Turning to long-term priorities, he said the business environment must continue to improve. The recent cost of living allowance (CoLA) agreement, he noted, showed “a high sense of responsibility and institutional maturity” among the state, employer groups and unions, calling it “a success for everyone” that reinforces stability and predictability.
With Cyprus preparing for its EU Council Presidency, he said the role would come with weighty European files, the multiannual financial framework, competitiveness, defence and security, but would also be used to strengthen EU strategic autonomy and deepen ties with the Middle East and Mediterranean.
The Presidency, he added, is “a unique opportunity to promote our country as a pillar of stability, development and modern governance”.
He also welcomed Parliament’s approval of the bill establishing a national mechanism for screening foreign direct investments (FDI), describing it as an important step that aligns Cyprus with European norms, improves transparency and strengthens the country’s credibility as a stable, predictable investment destination.
However, he stressed that housing remains a pressing issue. Cyprus, he said, has become a strong headquartering base, yet workers and families need adequate housing and more educational infrastructure.
He called for targeted incentives to expand housing stock, potentially by increasing the building coefficient in selected areas, and VAT tools that allow investments in rental properties under the “option to tax” framework.
Affordable housing, he said, must be tackled without delay.
He therefore asked the President for further incentives to support new buildings and private-sector projects such as foreign-language schools and universities.
Demetriades also urged the institutionalisation of the “integrated tourism project” category as a strategic use designation, enabling modern mixed-use and tourism developments and clearing long-standing obstacles affecting golf projects, ventures that, he said, boost public revenue and help extend the tourist season.
On energy, he said high costs require a proper long-term national strategy, noting the need for natural gas, faster deployment of storage systems and major infrastructure to reinforce security and sufficiency.
And on the question of Schengen, he said accession would improve Cyprus’ economic reach while strengthening its institutional credibility.
Representing the Keve, Andreas Tsouloftas, delivered a message from president Stavros Stavrou, who described large developments as a lever for modernisation, job creation and competitiveness.
Despite global uncertainty, he said the Cypriot economy “continues to demonstrate resilience and adaptability”, with foreign-investor confidence showing that Cyprus remains a reliable destination for quality investment.
He added that the Chamber promotes Cyprus’ comparative advantages abroad and, through economic diplomacy, works with the state to attract new investment and improve the business environment.
At the same time, he said the chamber and the association are working to address long-standing hurdles such as bureaucracy, slow licensing and a shortage of specialised staff.

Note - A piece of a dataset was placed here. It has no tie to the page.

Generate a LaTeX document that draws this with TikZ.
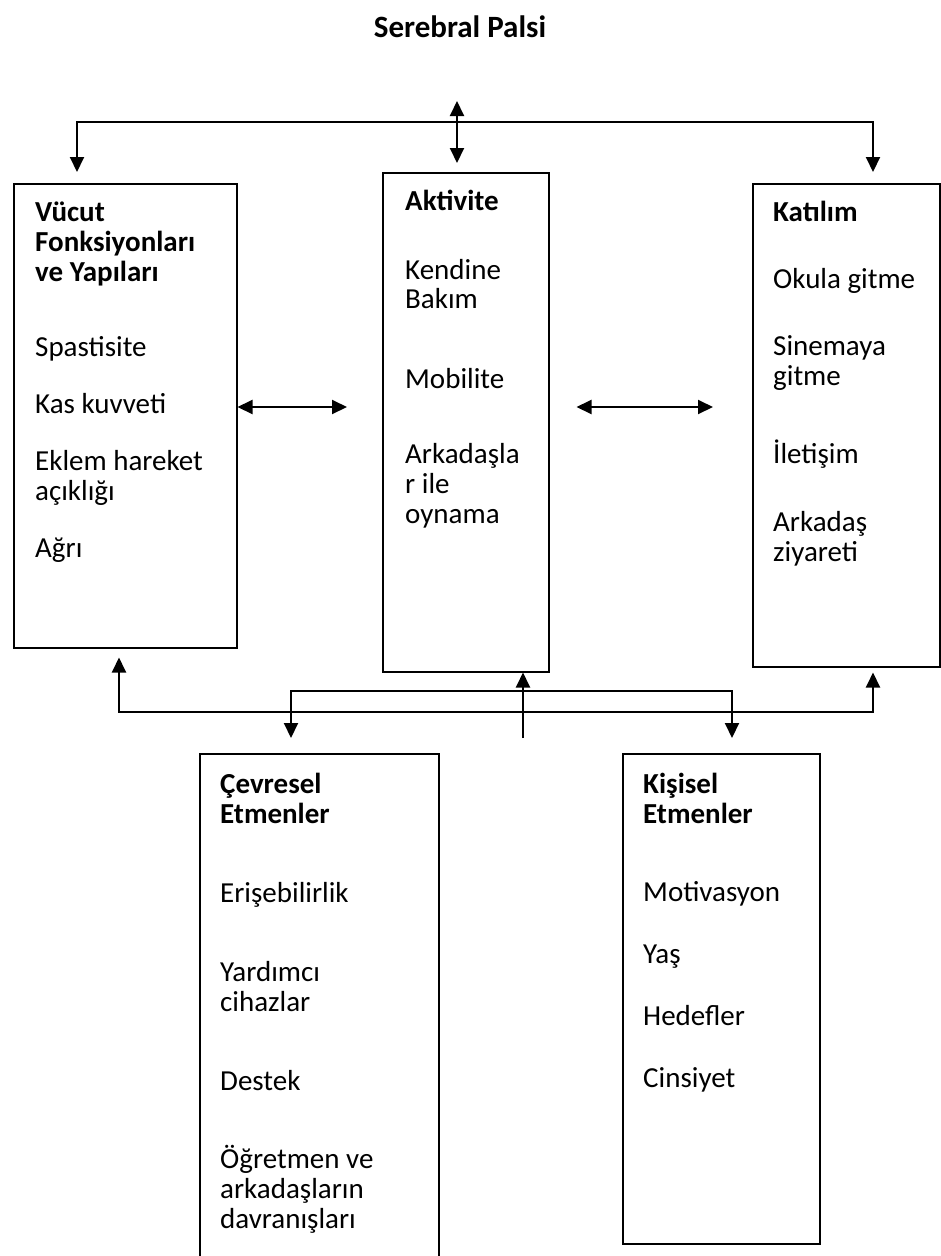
\documentclass[tikz,border=0pt]{standalone}
\usepackage{fontspec}
\setmainfont{Carlito}
\usetikzlibrary{positioning,arrows.meta,calc}

\begin{document}
\begin{tikzpicture}[x=1pt, y=-1pt, >={Triangle[width=14pt,length=15pt]},
  every node/.style={font=\fontsize{29}{30}\selectfont, inner sep=0pt},
  frame/.style={draw, line width=1.5pt, anchor=north west},
  txt/.style={anchor=base west},
  link/.style={line width=2pt}]
  \useasboundingbox (0,0) rectangle (941,1256);

  \node[font=\fontsize{31}{34}\selectfont\bfseries] (title) at (460,27) {Serebral Palsi};

  % frames
  \node[frame, minimum width=223pt, minimum height=464pt] (vucut) at (13,183) {};
  \node[frame, minimum width=166pt, minimum height=499pt] (aktivite) at (382,172) {};
  \node[frame, minimum width=187pt, minimum height=483pt] (katilim) at (752,183) {};
  \node[frame, minimum width=239pt, minimum height=530pt] (cevre) at (199,753) {};
  \node[frame, minimum width=197pt, minimum height=490pt] (kisisel) at (622,753) {};

  % texts, one line each, offset from the frame's top
  \foreach \t/\dy [count=\i] in {\textbf{Vücut}/38, \textbf{Fonksiyonları}/68,
      \textbf{ve Yapıları}/98, Spastisite/173, Kas kuvveti/230, Eklem hareket/287,
      açıklığı/317, Ağrı/374}
    \node[txt] (vucut-\i) at ($(vucut.north west)+(22,\dy)$) {\t};
  \foreach \t/\dy [count=\i] in {\textbf{Aktivite}/38, Kendine/107, Bakım/136,
      Mobilite/216, Arkadaşla/291, r ile/321, oynama/351}
    \node[txt] (aktivite-\i) at ($(aktivite.north west)+(23,\dy)$) {\t};
  \foreach \t/\dy [count=\i] in {\textbf{Katılım}/38, Okula gitme/105, Sinemaya/172,
      gitme/202, İletişim/280, Arkadaş/348, ziyareti/378}
    \node[txt] (katilim-\i) at ($(katilim.north west)+(21,\dy)$) {\t};
  \foreach \t/\dy [count=\i] in {\textbf{Çevresel}/40, \textbf{Etmenler}/70,
      Erişebilirlik/149, Yardımcı/228, cihazlar/258, Destek/337, Öğretmen ve/415,
      arkadaşların/445, davranışları/475}
    \node[txt] (cevre-\i) at ($(cevre.north west)+(21,\dy)$) {\t};
  \foreach \t/\dy [count=\i] in {\textbf{Kişisel}/40, \textbf{Etmenler}/70,
      Motivasyon/148, Yaş/210, Hedefler/272, Cinsiyet/334}
    \node[txt] (kisisel-\i) at ($(kisisel.north west)+(21,\dy)$) {\t};

  % connectors
  \coordinate (apex) at (457,101);
  \coordinate (top) at (457,122);
  \coordinate (low) at (500,712);
  \coordinate (mid) at (500,691);
  \coordinate (stem) at (523,738);

  \draw[link,<->] ($(vucut.north west)+(64,-11)$) |- (top) -| ($(katilim.north west)+(121,-11)$);
  \draw[link,<->] (apex) -- ($(aktivite.north west)+(75,-9)$);
  \draw[link,<->] ($(vucut.north east)+(0,224)$) -- ($(aktivite.north west)+(-35,235)$);
  \draw[link,<->] ($(aktivite.north east)+(27,235)$) -- ($(katilim.north west)+(-39,224)$);
  \draw[link,<->] ($(vucut.south west)+(106,9)$) |- (low) -| ($(katilim.south west)+(121,5)$);
  \draw[link,<->] ($(cevre.north west)+(92,-15)$) |- (mid) -| ($(kisisel.north west)+(110,-15)$);
  \draw[link,->] (stem) -- ($(aktivite.south west)+(141,0)$);
\end{tikzpicture}
\end{document}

“It is our common goal to strengthen the large development sector,” he noted, giving it the tools needed to sustain its contribution to the economy and society.
From the Nicosia EOA, president Constantinos Yiorkadjis emphasised the role of local authorities in major projects, particularly in water supply and licensing.
He said 90 per cent of the Nicosia authority’s budget and 335 staff are dedicated to water and sewage, describing adequate supply as “extremely important and directly linked to the development of cities and communities”.
Without fixes in certain areas, development may have to pause, he warned.
On licensing, he said around 150 employees now handle applications, and that the authority issues roughly as many as it receives each month, meaning approvals could be delivered within a month once old backlogs are cleared.
Responding to citizen and investor concerns, the authority has created a dedicated development service office and is introducing a digital remote-service platform.
Yiorkadjis called for cooperation on the permit-digitisation project, the creation of a single authority for protected areas and greater transparency around the antiquities department’s decisions on large developments through measurable criteria and documented impact assessments.